As Jews in Britain, hungry and thirsty after observing the 25-hour Yom Kippur fast, reconnected with the outside world on Wednesday evening, they learned that a heavily armed had attacked a synagogue in Halle, Germany. He managed to kill two people, one outside the synagogue, one at a nearby kebab shop, having failed to gain entry.

Or rather they didn’t learn about this. Not really. Because in the UK the coverage of this attack, one that the German interior minister Horst Seehofer has acknowledged was antisemitic, was minimal. It is true to say there were push alerts on phones when the attack happened, and some coverage online, but on the big, mainstream broadcast and print news, almost nothing.

What little there was disappeared rapidly. (It is worth noting too that if television news did cover the attack in its immediate aftermath Jews would not have seen it. The rules of observance around Yom Kippur prevent turning on devices such as televisions, radios, computers or mobile phones.)

Let us be really clear with what happened in Europe this week. A man equipped with an arsenal of weaponry and, say police, fuelled by far-right hate, turned up at synagogue on the holiest day in the Jewish calendar, a day when he surely knew it would be full of people, and tried to enter in order to kill as many people as possible. On his head he had a camera so that he could live-stream his intended massacre. He thankfully “failed” and “only” managed to kill two people.

Attacks on other religious buildings, for example those motivated by Islamophobia, have rightly garnered a lot of coverage. Think of the horrendous events in New Zealand, for instance, not all that long ago, or closer, to home, at Finsbury Park. We had camera crews, opinion pieces, update reports. And so we should.

However, this attack featured only briefly on the BBC News at 10 on Wednesday night, just above the cancellation of England’s relatively meaningless World Cup rugby game against France.

Frank Gardner and Nick Robinson discussed the issue on the famously highly coveted 6.35am  slot on Thursday on the Today programme the next morning. By the 8am news headlines on that show coverage of the incident had disappeared altogether. The Times covered it as one of the main foreign news stories. Most outlets were more interested in covering a spat between two footballers’ wives.

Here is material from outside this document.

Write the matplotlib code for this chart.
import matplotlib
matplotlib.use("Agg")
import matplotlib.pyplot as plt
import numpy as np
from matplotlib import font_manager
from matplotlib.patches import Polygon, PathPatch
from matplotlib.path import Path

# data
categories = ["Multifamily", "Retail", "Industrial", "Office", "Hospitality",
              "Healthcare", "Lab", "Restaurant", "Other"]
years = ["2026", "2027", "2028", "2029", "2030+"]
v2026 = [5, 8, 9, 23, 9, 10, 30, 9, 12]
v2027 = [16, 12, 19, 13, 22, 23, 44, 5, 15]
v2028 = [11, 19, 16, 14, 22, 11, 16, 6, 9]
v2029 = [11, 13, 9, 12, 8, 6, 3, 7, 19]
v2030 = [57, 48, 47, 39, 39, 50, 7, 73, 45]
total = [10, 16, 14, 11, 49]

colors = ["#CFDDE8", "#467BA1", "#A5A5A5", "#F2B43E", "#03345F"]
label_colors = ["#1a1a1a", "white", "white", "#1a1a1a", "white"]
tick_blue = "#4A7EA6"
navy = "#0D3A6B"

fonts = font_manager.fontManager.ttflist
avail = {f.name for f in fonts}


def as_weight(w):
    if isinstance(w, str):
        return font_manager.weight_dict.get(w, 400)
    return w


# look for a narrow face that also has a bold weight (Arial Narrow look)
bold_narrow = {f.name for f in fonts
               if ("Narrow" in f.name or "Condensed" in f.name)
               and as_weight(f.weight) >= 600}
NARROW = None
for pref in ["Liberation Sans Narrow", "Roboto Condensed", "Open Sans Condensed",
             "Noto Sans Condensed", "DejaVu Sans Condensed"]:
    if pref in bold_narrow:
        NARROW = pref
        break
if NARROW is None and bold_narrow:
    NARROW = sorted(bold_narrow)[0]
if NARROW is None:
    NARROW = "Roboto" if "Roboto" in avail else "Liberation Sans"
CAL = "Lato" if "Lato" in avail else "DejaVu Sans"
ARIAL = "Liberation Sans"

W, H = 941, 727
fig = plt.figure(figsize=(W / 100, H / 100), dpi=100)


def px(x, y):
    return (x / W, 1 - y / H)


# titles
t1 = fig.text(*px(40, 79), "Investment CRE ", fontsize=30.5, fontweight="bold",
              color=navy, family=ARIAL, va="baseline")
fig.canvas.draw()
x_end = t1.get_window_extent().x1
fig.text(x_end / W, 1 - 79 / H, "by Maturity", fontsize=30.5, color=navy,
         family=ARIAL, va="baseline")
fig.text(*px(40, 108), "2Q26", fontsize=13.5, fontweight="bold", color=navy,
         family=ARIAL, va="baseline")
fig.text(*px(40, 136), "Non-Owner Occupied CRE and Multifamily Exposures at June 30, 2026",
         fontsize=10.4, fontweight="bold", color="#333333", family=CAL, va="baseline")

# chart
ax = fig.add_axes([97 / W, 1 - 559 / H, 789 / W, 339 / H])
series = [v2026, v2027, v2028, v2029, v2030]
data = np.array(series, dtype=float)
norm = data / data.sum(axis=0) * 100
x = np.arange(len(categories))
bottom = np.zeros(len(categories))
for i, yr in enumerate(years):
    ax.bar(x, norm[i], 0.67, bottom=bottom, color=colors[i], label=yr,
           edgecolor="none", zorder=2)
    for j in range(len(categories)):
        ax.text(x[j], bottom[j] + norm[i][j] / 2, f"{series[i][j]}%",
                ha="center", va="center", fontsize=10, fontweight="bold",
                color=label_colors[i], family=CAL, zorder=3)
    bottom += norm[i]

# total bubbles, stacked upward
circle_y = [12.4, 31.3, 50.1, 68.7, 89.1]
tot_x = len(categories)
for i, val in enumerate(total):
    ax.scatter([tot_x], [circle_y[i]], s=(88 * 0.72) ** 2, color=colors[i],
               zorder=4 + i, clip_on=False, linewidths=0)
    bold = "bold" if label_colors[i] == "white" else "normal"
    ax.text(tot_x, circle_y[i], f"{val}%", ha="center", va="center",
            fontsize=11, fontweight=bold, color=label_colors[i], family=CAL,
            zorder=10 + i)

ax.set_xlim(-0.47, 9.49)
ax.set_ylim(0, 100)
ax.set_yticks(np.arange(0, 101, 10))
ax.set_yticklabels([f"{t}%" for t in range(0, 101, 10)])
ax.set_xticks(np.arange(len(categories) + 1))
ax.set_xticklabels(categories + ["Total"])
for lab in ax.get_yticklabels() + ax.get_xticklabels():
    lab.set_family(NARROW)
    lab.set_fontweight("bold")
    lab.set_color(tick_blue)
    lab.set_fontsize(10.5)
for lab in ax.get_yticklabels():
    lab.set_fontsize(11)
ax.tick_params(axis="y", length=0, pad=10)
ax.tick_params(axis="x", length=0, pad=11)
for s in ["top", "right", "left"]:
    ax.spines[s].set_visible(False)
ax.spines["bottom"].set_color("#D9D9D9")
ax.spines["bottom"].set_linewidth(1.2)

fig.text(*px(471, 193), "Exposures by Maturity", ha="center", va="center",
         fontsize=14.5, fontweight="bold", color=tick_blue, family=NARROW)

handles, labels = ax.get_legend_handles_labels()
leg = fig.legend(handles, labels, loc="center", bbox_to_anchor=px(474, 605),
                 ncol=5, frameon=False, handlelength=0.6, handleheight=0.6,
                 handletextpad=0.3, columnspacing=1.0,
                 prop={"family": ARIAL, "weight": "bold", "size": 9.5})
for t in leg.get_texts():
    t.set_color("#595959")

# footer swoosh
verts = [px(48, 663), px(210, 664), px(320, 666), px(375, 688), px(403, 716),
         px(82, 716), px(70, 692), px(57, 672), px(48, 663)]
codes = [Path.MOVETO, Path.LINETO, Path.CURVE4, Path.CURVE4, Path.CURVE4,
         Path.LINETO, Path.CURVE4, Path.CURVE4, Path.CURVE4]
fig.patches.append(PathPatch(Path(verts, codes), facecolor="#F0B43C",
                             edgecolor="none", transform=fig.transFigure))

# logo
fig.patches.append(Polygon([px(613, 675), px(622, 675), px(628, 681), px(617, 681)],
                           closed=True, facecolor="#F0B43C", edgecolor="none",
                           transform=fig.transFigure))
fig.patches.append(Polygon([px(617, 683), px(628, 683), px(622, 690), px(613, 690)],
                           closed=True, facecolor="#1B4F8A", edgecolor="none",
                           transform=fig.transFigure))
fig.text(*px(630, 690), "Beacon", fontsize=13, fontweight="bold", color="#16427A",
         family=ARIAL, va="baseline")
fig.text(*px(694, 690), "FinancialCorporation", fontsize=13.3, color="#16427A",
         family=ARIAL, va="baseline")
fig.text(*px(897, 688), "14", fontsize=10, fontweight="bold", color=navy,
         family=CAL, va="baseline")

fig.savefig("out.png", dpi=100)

When I tweeted my dismay at the lack of coverage a number of people asked me what incident I was actually referring to, rather proving the point. I couldn’t help but notice there was not the usual outpouring of social media solidarity that sometimes follows attacks on minority communities either in the wake of Wednesday events either.

This is not about playing tragedy top trumps though. Far-right hate is being fuelled online and rising around the world. It is why attacks on mosques have happened. It is why attacks on black churches have happened. It is why attacks on synagogues have happened. It is why those incidents will continue to happen. The media has a responsibility to expose, highlight and talk about that. All of it. We need to call it out for what it is.

Of course, media outlets may not want to give too much attention to these people, but we cannot ignore what is happening. The fact I can remember more coverage and outcry over the fire at Notre Dame cathedral than this antisemitic attack does, I must confess, leave me cold.

Yes, there is a lot of news right now. US President Donald Trump’s despicable abandonment of the Kurds is rightly is at the top of the new agenda. Then there is Brexit. Of course. But surely this incident warranted more coverage than it got. What is more, when major broadcast news did turn their attention to it, the coverage was fairly poor. For instance, the BBC’s correspondent barely articulated that this was an attack on Jews, nor explained why that was so significant on that particular day of the year.

It is Friday again, and Jews in Halle will no doubt come together to mark the Sabbath and try and comfort each other after what happened. Jews in other parts of Europe will say the same prayers, eat similar food, and wonder if it will be their community next.  The media in Britain needs to ask itself if it is covering these issues in the best possible way, because this week, it failed.